- Do not look at what happened as if it was a family tragedy. Like any other disease, one can also recover from alcoholism.
- Do not moan, preach or insist on repeating words of advice. Most likely the person has already gone through all the words he or she would hear from you and repeated them a thousand times in his or her head. Therefore, it is likely that the person will turn a deaf ear and ignore you completely. With your insistence you are likely to increase the need to lie or make the person promise things that he or she will not be able to keep.
- Be careful not to use the “I know more than you” attitude or use words such as “look what you have done to us”. It is also possible to give that same impression without even uttering a word. An alcoholic person is so sensitive to such attitude that he or she can pick up such vibes even by the way the other person is looking at him or her or by any changes in the other person’s mood.
- Never use words such as “if you really love me”. Once the crave for alcohol becomes compulsive, it is a disease that cannot be controlled by reasoning.
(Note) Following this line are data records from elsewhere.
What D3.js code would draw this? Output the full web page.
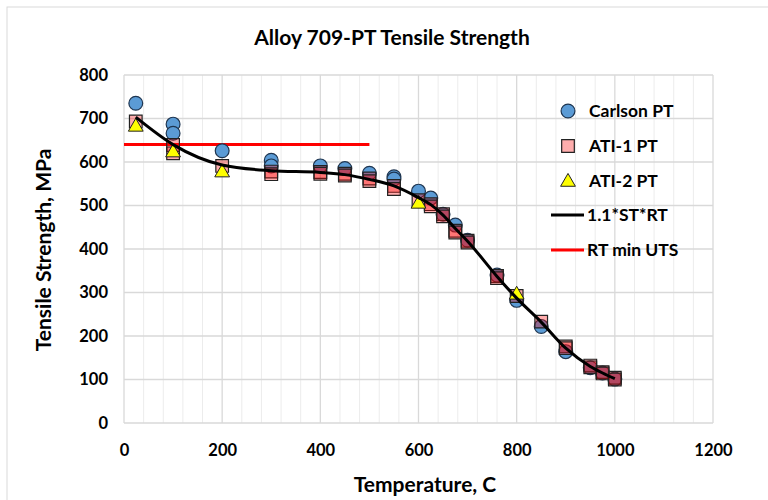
<!DOCTYPE html>
<meta charset="utf-8">
<script src="https://d3js.org/d3.v7.min.js"></script>
<style>
  body { margin: 0; background: #fff; }
  text { font-family: Lato, "Open Sans", sans-serif; font-weight: bold; fill: #000; }
</style>
<div id="my_dataviz"></div>
<script>

// data
var carlsonT = [24, 100, 100, 200, 300, 300, 400, 450, 500, 550, 550, 600, 625, 650, 675, 700, 760, 800, 850, 900, 950, 975, 1000]
var carlsonS = [735, 687, 666, 626, 604, 591, 591, 585, 574, 566, 561, 533, 517, 480, 455, 420, 340, 282, 222, 164, 127, 115, 101]

var ati1T = [24, 100, 100, 200, 300, 300, 400, 400, 450, 450, 500, 500, 550, 550, 600, 625, 625, 650, 650, 675, 675, 700, 700, 760, 760, 800, 850, 900, 900, 950, 950, 975, 975, 1000, 1000]
var ati1S = [693, 639, 620, 591, 578, 572, 577, 573, 573, 569, 562, 556, 545, 538, 512, 503, 498, 480, 475, 442, 438, 419, 415, 338, 333, 292, 233, 176, 172, 132, 128, 117, 114, 104, 100]

var ati2T = [24, 100, 200, 600, 800]
var ati2S = [683, 624, 578, 506, 297]

var fitT = [24, 100, 200, 300, 400, 450, 500, 550, 600, 625, 650, 675, 700, 760, 800, 850, 900, 950, 975, 1000]
var fitS = [703, 640, 593, 580, 576, 571, 560, 545, 518, 502, 478, 447, 418, 337, 287, 232, 172, 130, 115, 102]

var minT = [0, 500]
var minS = [640, 640]

var xTicks = [0, 200, 400, 600, 800, 1000, 1200]
var yTicks = [0, 100, 200, 300, 400, 500, 600, 700, 800]

var legendNames = ["Carlson PT", "ATI-1 PT", "ATI-2 PT", "1.1*ST*RT", "RT min UTS"]

var width = 768, height = 500
var margin = {left: 124, right: 55, top: 75, bottom: 77}

var svg = d3.select("#my_dataviz").append("svg")
  .attr("width", width).attr("height", height)

// chart frame
svg.append("rect")
  .attr("x", 7).attr("y", 7).attr("width", width).attr("height", height)
  .attr("fill", "none").attr("stroke", "#d9d9d9")

var x = d3.scaleLinear().domain([0, 1200]).range([margin.left, width - margin.right])
var y = d3.scaleLinear().domain([0, 800]).range([height - margin.bottom, margin.top])

// gridlines
svg.append("g").selectAll("line")
  .data(d3.range(0, 1201, 40).filter(function(d){ return d % 200 != 0 }))
  .enter().append("line")
  .attr("x1", d => x(d)).attr("x2", d => x(d))
  .attr("y1", y(0)).attr("y2", y(800))
  .attr("stroke", "#ececec").attr("stroke-width", 1)

svg.append("g").selectAll("line")
  .data(xTicks)
  .enter().append("line")
  .attr("x1", d => x(d)).attr("x2", d => x(d))
  .attr("y1", y(0)).attr("y2", y(800))
  .attr("stroke", "#d9d9d9").attr("stroke-width", 1.3)

svg.append("g").selectAll("line")
  .data(yTicks)
  .enter().append("line")
  .attr("x1", x(0)).attr("x2", x(1200))
  .attr("y1", d => y(d)).attr("y2", d => y(d))
  .attr("stroke", "#d9d9d9").attr("stroke-width", 1.3)

// axes (labels only)
var xAxis = svg.append("g")
  .attr("transform", "translate(0," + y(0) + ")")
  .call(d3.axisBottom(x).tickValues(xTicks).tickFormat(d3.format("d")).tickSize(0).tickPadding(21))
var yAxis = svg.append("g")
  .attr("transform", "translate(" + x(0) + ",0)")
  .call(d3.axisLeft(y).tickValues(yTicks).tickFormat(d3.format("d")).tickSize(0).tickPadding(16))
xAxis.select(".domain").remove()
yAxis.select(".domain").remove()
svg.selectAll(".tick text").style("font-size", "16.5px").style("font-family", "Lato, sans-serif").style("font-weight", "bold")

// titles
svg.append("text").attr("x", 392).attr("y", 45).attr("text-anchor", "middle")
  .style("font-size", "21px").text("Alloy 709-PT Tensile Strength")
svg.append("text").attr("x", 425).attr("y", 492).attr("text-anchor", "middle")
  .style("font-size", "21px").text("Temperature, C")
svg.append("text").attr("transform", "translate(51,250) rotate(-90)").attr("text-anchor", "middle")
  .style("font-size", "21px").text("Tensile Strength, MPa")

// lines
var line = d3.line().x(d => x(d[0])).y(d => y(d[1]))
svg.append("path").datum(d3.zip(minT, minS))
  .attr("d", line).attr("fill", "none").attr("stroke", "#ff0000").attr("stroke-width", 3)

// markers
var sym = {
  circle: d3.symbol().type(d3.symbolCircle).size(150),
  square: d3.symbol().type(d3.symbolSquare).size(160),
  tri: d3.symbol().type(d3.symbolTriangle).size(95)
}

svg.append("g").selectAll("path")
  .data(d3.zip(carlsonT, carlsonS))
  .enter().append("path")
  .attr("d", sym.circle)
  .attr("transform", d => "translate(" + x(d[0]) + "," + y(d[1]) + ")")
  .attr("fill", "#5b9bd5").attr("stroke", "#1e3550").attr("stroke-width", 1.2)

svg.append("g").selectAll("path")
  .data(d3.zip(ati1T, ati1S))
  .enter().append("path")
  .attr("d", sym.square)
  .attr("transform", d => "translate(" + x(d[0]) + "," + y(d[1]) + ")")
  .attr("fill", "rgba(255,0,0,0.32)").attr("stroke", "#222").attr("stroke-width", 1.2)

svg.append("g").selectAll("path")
  .data(d3.zip(ati2T, ati2S))
  .enter().append("path")
  .attr("d", sym.tri)
  .attr("transform", d => "translate(" + x(d[0]) + "," + (y(d[1]) + 1) + ")")
  .attr("fill", "#ffff00").attr("stroke", "#222").attr("stroke-width", 1)

svg.append("path").datum(d3.zip(fitT, fitS))
  .attr("d", line.curve(d3.curveMonotoneX)).attr("fill", "none").attr("stroke", "#000").attr("stroke-width", 3)

// legend
var lx = 568, ly = [111, 146, 181, 215, 250]
var lg = svg.append("g")
lg.append("path").attr("d", sym.circle).attr("transform", "translate(" + lx + "," + ly[0] + ")")
  .attr("fill", "#5b9bd5").attr("stroke", "#1e3550").attr("stroke-width", 1.2)
lg.append("path").attr("d", sym.square).attr("transform", "translate(" + lx + "," + ly[1] + ")")
  .attr("fill", "rgba(255,0,0,0.32)").attr("stroke", "#222").attr("stroke-width", 1.2)
lg.append("path").attr("d", sym.tri).attr("transform", "translate(" + lx + "," + (ly[2] + 1) + ")")
  .attr("fill", "#ffff00").attr("stroke", "#222").attr("stroke-width", 1)
lg.append("line").attr("x1", 551).attr("x2", 584).attr("y1", ly[3]).attr("y2", ly[3])
  .attr("stroke", "#000").attr("stroke-width", 3)
lg.append("line").attr("x1", 551).attr("x2", 584).attr("y1", ly[4]).attr("y2", ly[4])
  .attr("stroke", "#ff0000").attr("stroke-width", 3)
lg.selectAll("text").data(legendNames).enter().append("text")
  .attr("x", (d, i) => i < 3 ? 589 : 587)
  .attr("y", (d, i) => ly[i] + 6)
  .style("font-size", "17.5px")
  .text(d => d)

</script>
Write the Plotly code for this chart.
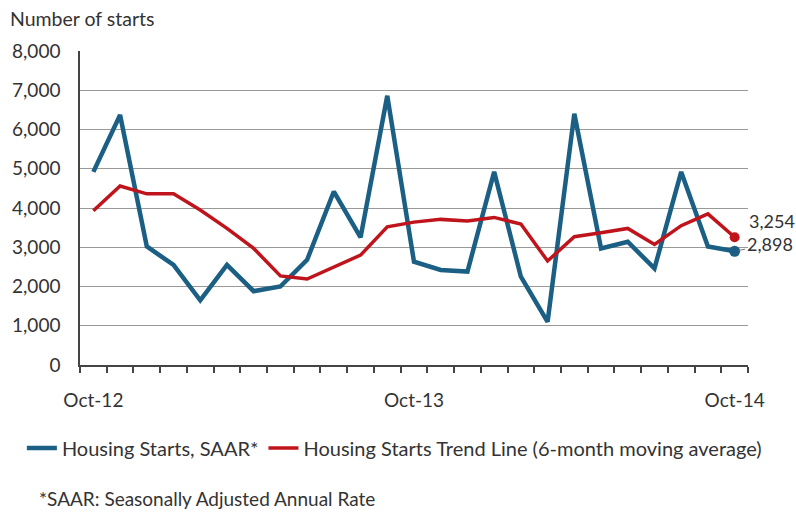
import plotly.graph_objects as go

months = ["Oct-12", "Nov-12", "Dec-12", "Jan-13", "Feb-13", "Mar-13", "Apr-13", "May-13",
          "Jun-13", "Jul-13", "Aug-13", "Sep-13", "Oct-13", "Nov-13", "Dec-13", "Jan-14",
          "Feb-14", "Mar-14", "Apr-14", "May-14", "Jun-14", "Jul-14", "Aug-14", "Sep-14", "Oct-14"]
starts_saar = [4920, 6370, 3020, 2550, 1650, 2550, 1880, 2000, 2680, 4420, 3250, 6860,
               2630, 2420, 2380, 4920, 2250, 1100, 6400, 2970, 3140, 2460, 4920, 3020, 2898]
trend_6m = [3930, 4560, 4360, 4360, 3950, 3480, 2970, 2270, 2190, 2500, 2800, 3520,
            3640, 3710, 3670, 3760, 3590, 2650, 3270, 3370, 3480, 3070, 3550, 3850, 3254]
shown_ticks = ["Oct-12", "Oct-13", "Oct-14"]
y_ticks = [0, 1000, 2000, 3000, 4000, 5000, 6000, 7000, 8000]

BLUE = "#1b5f84"
RED = "#c0141c"
FONT = "Lato, 'Open Sans', sans-serif"
TXT = "#333333"

fig = go.Figure()
fig.add_trace(go.Scatter(x=months, y=starts_saar, mode="lines", name="Housing Starts, SAAR*",
                         line=dict(color=BLUE, width=4.5)))
fig.add_trace(go.Scatter(x=months, y=trend_6m, mode="lines",
                         name="Housing Starts Trend Line (6-month moving average)",
                         line=dict(color=RED, width=3.5)))
# end markers
fig.add_trace(go.Scatter(x=[months[-1]], y=[starts_saar[-1]], mode="markers", showlegend=False,
                         marker=dict(color=BLUE, size=11), cliponaxis=False))
fig.add_trace(go.Scatter(x=[months[-1]], y=[trend_6m[-1]], mode="markers", showlegend=False,
                         marker=dict(color=RED, size=10), cliponaxis=False))

fig.add_annotation(x=months[-1], y=trend_6m[-1], text=f"{trend_6m[-1]:,}", showarrow=False,
                   xanchor="left", xshift=12, yshift=16, font=dict(size=18, color=TXT, family=FONT))
fig.add_annotation(x=months[-1], y=starts_saar[-1], text=f"{starts_saar[-1]:,}", showarrow=True,
                   arrowhead=0, arrowcolor="#777", arrowwidth=1, ax=35, ay=-7, standoff=4,
                   font=dict(size=18, color=TXT, family=FONT))

fig.add_annotation(xref="paper", yref="paper", x=-0.108, y=1.105, xanchor="left", yanchor="middle",
                   text="Number of starts", showarrow=False, font=dict(size=19.5, color=TXT, family=FONT))
fig.add_annotation(xref="paper", yref="paper", x=-0.0644, y=-0.424, xanchor="left", yanchor="middle",
                   text="*SAAR: Seasonally Adjusted Annual Rate", showarrow=False,
                   font=dict(size=19, color=TXT, family=FONT))

fig.update_layout(
    width=796, height=512,
    margin=dict(l=80, r=48, t=51, b=147, autoexpand=False),
    paper_bgcolor="white", plot_bgcolor="white",
    font=dict(family=FONT, color=TXT, size=19),
    legend=dict(orientation="h", x=-0.087, y=-0.264, xanchor="left", yanchor="middle",
                font=dict(size=20, color=TXT, family=FONT), itemwidth=30,
                bgcolor="rgba(0,0,0,0)"),
)
fig.update_xaxes(type="category", tickson="boundaries", ticks="outside", ticklen=6,
                 tickcolor="#444", tickwidth=1.5, tickangle=0, automargin=False,
                 tickvals=months, ticktext=[m if m in shown_ticks else "" for m in months],
                 ticklabelstandoff=17,
                 showline=True, linecolor="#444", linewidth=1.5, showgrid=False,
                 tickfont=dict(size=19, color=TXT, family=FONT), range=[-0.5, 24.5])
fig.update_yaxes(range=[0, 8000], tickvals=y_ticks, ticktext=[f"{v:,}" for v in y_ticks],
                 showline=True, linecolor="#444", linewidth=1.5, showgrid=True,
                 gridcolor="#999", gridwidth=1.2, zeroline=False, ticks="", automargin=False,
                 ticklabelstandoff=14,
                 tickfont=dict(size=19, color=TXT, family=FONT))

fig.write_html("out.html", config={"displayModeBar": False},
               post_script="document.body.style.margin='0';")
Such words have no effect other than to increase anxiety and the sense of guilt that already exists in the person.
- Do not threaten - unless you are sure and convinced to carry out the threat. You may need to take specific actions to protect your children. When you threaten and do nothing afterwards, you are making it clear in an alcoholic’s mind that it’s all talk and no action after all.
- You do not have to hide or put away any alcohol bottles in the house as this will put the alcoholic person into a state of despair. Ultimately, he or she will still find another way to acquire the alcohol he or she desperately craves.
- Do not let the alcoholic person persuade you to drink with him or her on the pretext that he or she would drink less. It rarely happens that way. Should you comply, you will be approving of the alcohol in front of him or her and thus weaken any possibility of seeking help.
- Do not envy any kind of help the alcoholic person chooses as treatment for his or her drinking problem. It is easy to think that the family’s love and the security at home are enough incentives to heal and recover from this addiction. Often the path to healing lies in a desire to find and respect oneself and sometimes the person does not find this within the family core. Don't fall into the trap of feeling left out when the alcoholic person prefers to turn to someone else for help.
- Never expect signs of success right from the start. Each disease has its own course of convalescence. The process of recovery may include occasional relapses, setbacks and plenty of tension and mood swings as well.
- Do not try to protect the alcoholic person from any compromising situations he or she might encounter. This kind of obsessive protection pushes the person into drinking again. He or she must somehow find his or her own way to say “no” to alcohol. For example, when you are socializing and insist with other people not to offer drinks, you are likely to rekindle feelings of shame and disgust in the alcoholic person.
- Don’t try to do what the person should do himself or herself or do yourself what is expected from him or her. This is his or her journey to recovery and therefore you are only there as support.
- Show the alcoholic that you love him or her. Give your full support and show the person that you understand all that he or she is going through while on the road to recovery.